SWINDON Council’s administration has revealed its final budget proposals, which aim to plug an estimated £16m gap in the budget for 2013/14.

In December, cabinet revealed its draft budget proposals, which set out how it intended to deal with £4.7m in assumed reduced funding, £3.5m in inflation and £7.9m of other cost pressures, including increased demand for services.

The document, which went out to public consultation, outlined £13.2m of savings, with an estimated £3.1m budget gap to be closed through more savings which the council has spent the last few weeks identifying.

However, a report on the final budget proposals, to be presented to cabinet on Wednesday, reveals that the gap has since grown to about £5m.

This is due to Govern-ment funding being £1.3m less than provisionally announced, and £1.05m of extra costs, alongside an assumed £450,000 increase in business rate income.

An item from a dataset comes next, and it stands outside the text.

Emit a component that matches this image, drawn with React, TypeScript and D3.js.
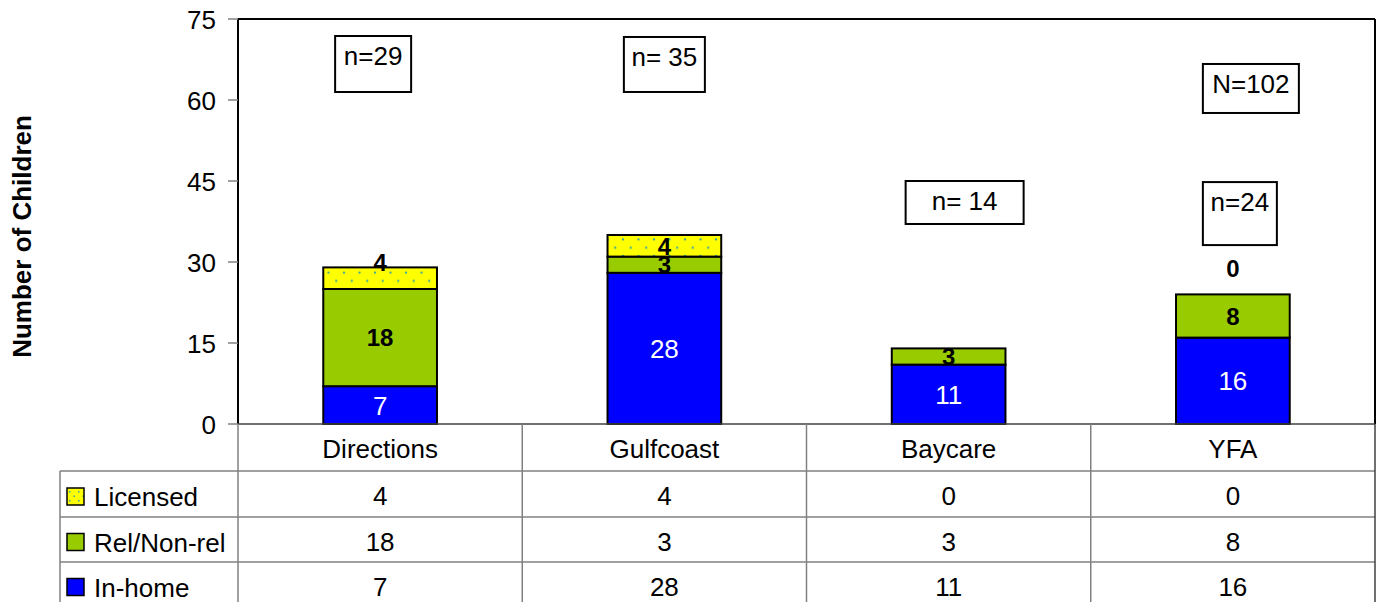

The new proposals include £3.4m savings from cutting jobs – up from the figure in December of just over £2m from the deletion of 70 council posts. The threatened posts are not identified or quantified in the latest document, but Coun Rod Bluh, the council leader, told the Adver earlier this month that at least 50 more posts could go.

Many of the original draft budget proposals have also been maintained. They include £190,000 of reduced funding for children’s centres, £200,000 of savings through creating a fully commercial bus network, and a further £400,000 by speeding up the programme of removing ‘surplus’ car parking spaces.

The proposals assume the full council, which meets on February 21 to approve the final budget, will freeze council tax in return for a two-year Government grant equivalent to the income raised from a one per cent council tax rise.

Coun Bluh said: “These are the most challenging times for any council to propose a budget. “No councillor is elected to make cuts.

“However, harsh necessity has compelled this administration to make difficult decisions for these demanding times to promote economic development and protect the most vulnerable.”

Coun Jim Grant, the Labour group leader, said: “Because of the Govern-ment’s additional cuts announced at the end of December and the £8m debt charges the council has to spend next year due to reckless borrowing on Wichelstowe and the new town centre car park, it is disappointing that further job losses and cuts in frontline services have to be made.”